DATA RECORDS
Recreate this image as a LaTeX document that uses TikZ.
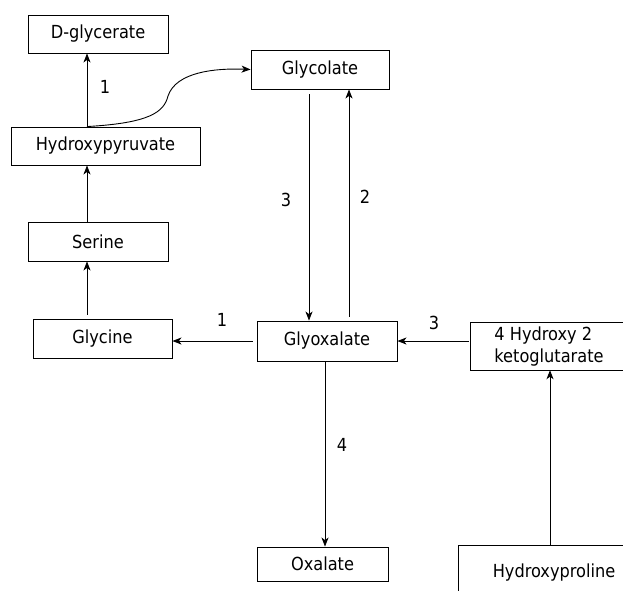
\documentclass[tikz,border=0pt]{standalone}
\usepackage{fontspec}
\setmainfont{DejaVu Sans Condensed}
\usetikzlibrary{arrows.meta}
\begin{document}
\begin{tikzpicture}[x=1pt,y=-1pt,
  box/.style={draw, line width=0.9pt, inner sep=0pt, font=\fontsize{18}{22}\selectfont},
  plain/.style={inner sep=0pt, font=\fontsize{18}{22}\selectfont, align=left},
  arr/.style={line width=0.9pt, -{Stealth[length=9pt,width=7pt,inset=2.5pt]}},
  lbl/.style={inner sep=0pt, font=\fontsize{18}{22}\selectfont}]
\useasboundingbox (0,0) rectangle (623,590);
\clip (0,0) rectangle (623,590);
% nodes
\node[box, minimum width=140pt, minimum height=38pt] (dg) at (98,34) {D-glycerate};
\node[box, minimum width=138pt, minimum height=39pt] (gc) at (320,69.5) {Glycolate};
\node[box, minimum width=189pt, minimum height=38pt] (hpy) at (105.5,146) {Hydroxypyruvate};
\node[box, minimum width=140pt, minimum height=39pt] (ser) at (98,241.5) {Serine};
\node[box, minimum width=139pt, minimum height=39pt] (gly) at (102.5,338.5) {Glycine};
\node[box, minimum width=140pt, minimum height=40pt] (gx) at (327,341) {Glyoxalate};
\node[box, minimum width=131pt, minimum height=34pt] (ox) at (322.5,564) {Oxalate};
\node[plain, minimum width=156pt, minimum height=47pt] (kg) at (549,346.5) {4 Hydroxy 2\\ketoglutarate};
\draw[line width=0.9pt] (kg.north west) rectangle ([xshift=100pt]kg.south east);
\node[plain, minimum width=190pt, minimum height=54pt] (hp) at (554,573) {Hydroxyproline};
\draw[line width=0.9pt] (hp.north west) rectangle ([xshift=60pt]hp.south east);
% columns / rows
\coordinate (colA) at (87,0);
\coordinate (colB) at (309,0);
\coordinate (colC) at (349,0);
\coordinate (colD) at (325,0);
\coordinate (colE) at (550,0);
\coordinate (rowA) at (0,341);
% labels
\node[lbl] (l1) at (105,87) {1};
\node[lbl] (l3a) at (286,200) {3};
\node[lbl] (l2) at (365,197) {2};
\node[lbl] (l1b) at (222,320) {1};
\node[lbl] (l3b) at (434,323) {3};
\node[lbl] (l4) at (342,445) {4};
% connectors
\draw[arr] (hpy.north -| colA) -- (dg.south -| colA);
\draw[arr] (ser.north -| colA) -- (hpy.south -| colA);
\draw[arr, shorten <=4pt] (gly.north -| colA) -- (ser.south -| colA);
\draw[arr] (hpy.north -| colA) .. controls (150,123) and (164,112) .. (168,96)
  .. controls (176,72) and (215,68) .. (gc.west);
\draw[arr, shorten <=5pt] (gc.south -| colB) -- (gx.north -| colB);
\draw[arr, shorten <=4pt] (gx.north -| colC) -- (gc.south -| colC);
\draw[arr, shorten <=4pt] (gx.west |- rowA) -- (gly.east |- rowA);
\draw[arr, shorten <=2pt] (kg.west |- rowA) -- (gx.east |- rowA);
\draw[arr] (gx.south -| colD) -- (ox.north -| colD);
\draw[arr] (hp.north -| colE) -- (kg.south -| colE);
\end{tikzpicture}
\end{document}
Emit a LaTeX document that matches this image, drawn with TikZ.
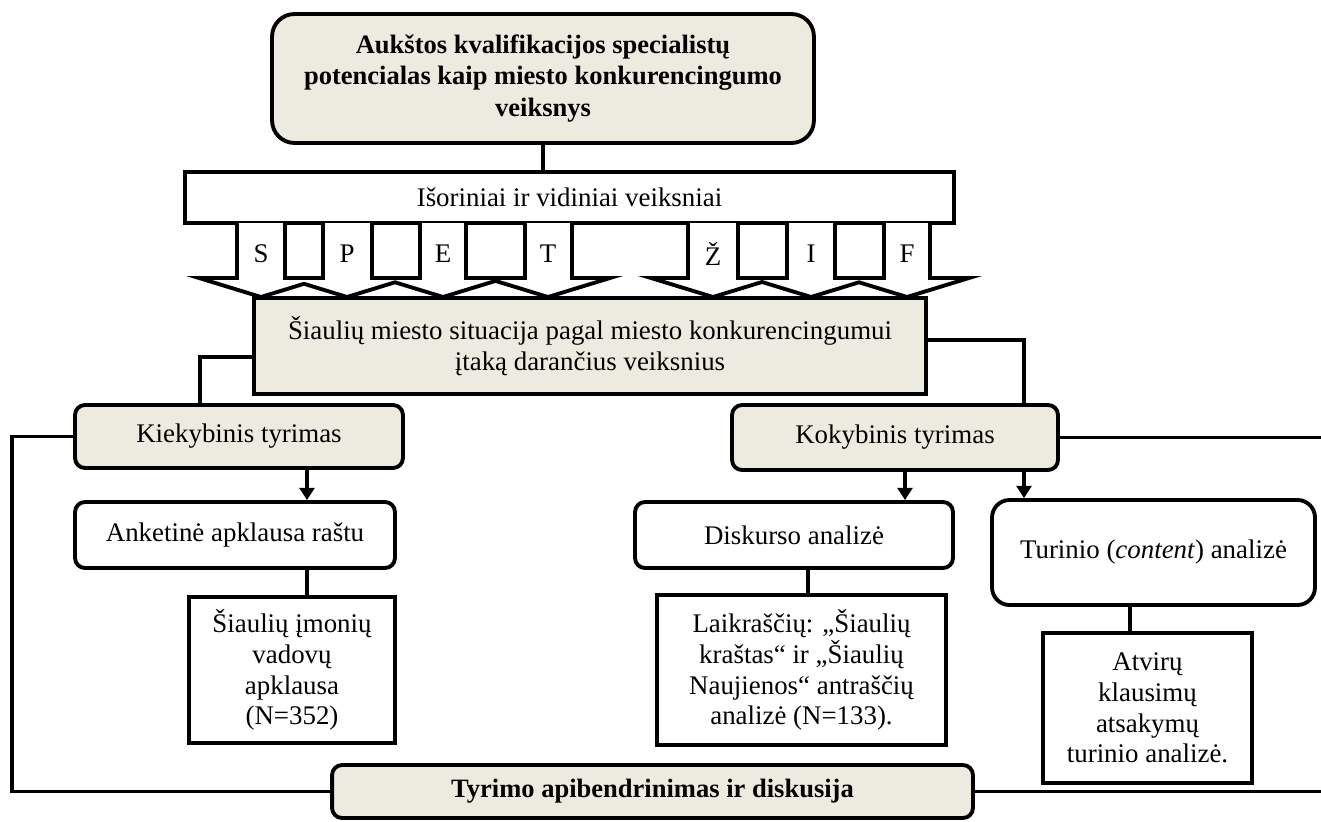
\documentclass[tikz,border=0pt]{standalone}
\usepackage{fontspec}
\setmainfont{Liberation Serif}
\usetikzlibrary{arrows.meta}
\definecolor{smelis}{RGB}{237,235,224}

\begin{document}
\begin{tikzpicture}[x=0.02cm,y=-0.02cm,line width=2.2pt,
    font=\fontsize{15.3}{17.5}\selectfont,
    rodykle/.style={-{Triangle[width=8.5pt,length=7pt]}}]
\useasboundingbox (0,0) rectangle (1321,821);

% stulpeliai jungtims
\coordinate (k0) at (200,0);
\coordinate (k1) at (307,0);
\coordinate (k2) at (905,0);
\coordinate (k3) at (1024,0);
\coordinate (k4) at (808,0);
\coordinate (k5) at (1130,0);
\coordinate (kl) at (12,600);
\coordinate (kr) at (1330,0);

% veiksniai
\node[draw,fill=white,minimum width=15.38cm,minimum height=1.02cm] (isor) at (569.5,197.5) {Išoriniai ir vidiniai veiksniai};

% rodykles S P E T
\draw[fill=white] (237,223) -- (237,278) -- (199,278) -- (261,297) -- (304,283.8) -- (347,297) -- (395,282.3) -- (443,297) -- (495.5,280.9) -- (548,297) -- (610,278) -- (572,278) -- (572,223);
\draw[fill=white] (285,223) rectangle (323,278) (372,223) rectangle (420,278) (466,223) rectangle (525,278);
% rodykles Z I F
\draw[fill=white] (688,223) -- (688,278) -- (651,278) -- (713,297) -- (762,282) -- (811,297) -- (859,282.3) -- (907,297) -- (969,278) -- (930,278) -- (930,223);
\draw[fill=white] (738,223) rectangle (787,278) (835,223) rectangle (884,278);
\foreach \x/\r [count=\i] in {261/S,347/P,443/E,548/T,713/Ž,811/I,907/F}
  \node (raide\i) at (\x,254) {\r};

\begin{scope}[every node/.style={draw,fill=smelis,rounded corners=0.2cm,align=center}]
  \node[minimum width=10.84cm,minimum height=2.58cm,rounded corners=0.45cm,font=\fontsize{15.1}{17.8}\selectfont\bfseries] (tema) at (543,78.5) {Aukštos kvalifikacijos specialistų\\potencialas kaip miesto konkurencingumo\\veiksnys};
  \node[minimum width=13.44cm,minimum height=1.92cm,sharp corners] (situacija) at (590,346) {Šiaulių miesto situacija pagal miesto konkurencingumui\\įtaką darančius veiksnius};
  \node[minimum width=6.56cm,minimum height=1.26cm] (kiek) at (239,436.5) {Kiekybinis tyrimas};
  \node[minimum width=6.52cm,minimum height=1.3cm] (koky) at (895,437.5) {Kokybinis tyrimas};
  \node[minimum width=12.82cm,minimum height=1.06cm,font=\fontsize{15.1}{17.8}\selectfont\bfseries] (tyrimas) at (652.5,791.5) {Tyrimo apibendrinimas ir diskusija};
\end{scope}

\begin{scope}[every node/.style={draw,fill=white,rounded corners=0.2cm,align=center}]
  \node[minimum width=6.4cm,minimum height=1.32cm] (anketa) at (235,535) {Anketinė apklausa raštu};
  \node[minimum width=6.36cm,minimum height=1.32cm] (diskursas) at (794,535) {Diskurso analizė};
  \node[minimum width=6.46cm,minimum height=2.1cm,rounded corners=0.35cm] (turinys) at (1153.5,552.5) {Turinio (\textit{content}) analizė};
\end{scope}

\begin{scope}[every node/.style={draw,fill=white,align=center}]
  \node[minimum width=4.12cm,minimum height=2.92cm] (imones) at (292,670) {Šiaulių įmonių\\vadovų\\apklausa\\(N=352)};
  \node[minimum width=5.78cm,minimum height=3cm] (laikrasciai) at (801.5,670) {Laikraščių: „Šiaulių\\kraštas“ ir „Šiaulių\\Naujienos“ antraščių\\analizė (N=133).};
  \node[minimum width=4.18cm,minimum height=3cm] (atviri) at (1147.5,708) {Atvirų\\klausimų\\atsakymų\\turinio analizė.};
\end{scope}

\begin{scope}[every edge/.style={draw,line width=2.2pt}]
  \path (tema.south) edge (tema.south |- isor.north);
  \path [rodykle] (kiek.south -| k1) edge (anketa.north -| k1);
  \path [rodykle] (koky.south -| k2) edge (diskursas.north -| k2);
  \path [rodykle] (koky.south -| k3) edge (turinys.north -| k3);
  \path (anketa.south -| k1) edge (imones.north -| k1);
  \path (diskursas.south -| k4) edge (laikrasciai.north -| k4);
  \path (turinys.south -| k5) edge (atviri.north -| k5);
  \path (koky.east) edge (koky.east -| kr);
  \path (tyrimas.east) edge (tyrimas.east -| kr);
\end{scope}
\draw ([yshift=-0.22cm]situacija.west) -| (kiek.north -| k0);
\draw ([yshift=0.12cm]situacija.east) -| (koky.north -| k3);
\draw (kiek.west) -| (kl) |- (tyrimas.west);

\end{tikzpicture}
\end{document}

TO BE DONE
In the listing above, find the line with "Emit a LaTeX" and the line with "width=15.38cm,minimum height=1.02cm] (isor)". Copy exactly those lines and all between them, minus the images.

REPLY TO THE EXERCISE
Emit a LaTeX document that matches this image, drawn with TikZ.
\documentclass[tikz,border=0pt]{standalone}
\usepackage{fontspec}
\setmainfont{Liberation Serif}
\usetikzlibrary{arrows.meta}
\definecolor{smelis}{RGB}{237,235,224}

\begin{document}
\begin{tikzpicture}[x=0.02cm,y=-0.02cm,line width=2.2pt,
    font=\fontsize{15.3}{17.5}\selectfont,
    rodykle/.style={-{Triangle[width=8.5pt,length=7pt]}}]
\useasboundingbox (0,0) rectangle (1321,821);

% stulpeliai jungtims
\coordinate (k0) at (200,0);
\coordinate (k1) at (307,0);
\coordinate (k2) at (905,0);
\coordinate (k3) at (1024,0);
\coordinate (k4) at (808,0);
\coordinate (k5) at (1130,0);
\coordinate (kl) at (12,600);
\coordinate (kr) at (1330,0);

% veiksniai
\node[draw,fill=white,minimum width=15.38cm,minimum height=1.02cm] (isor) at (569.5,197.5) {Išoriniai ir vidiniai veiksniai};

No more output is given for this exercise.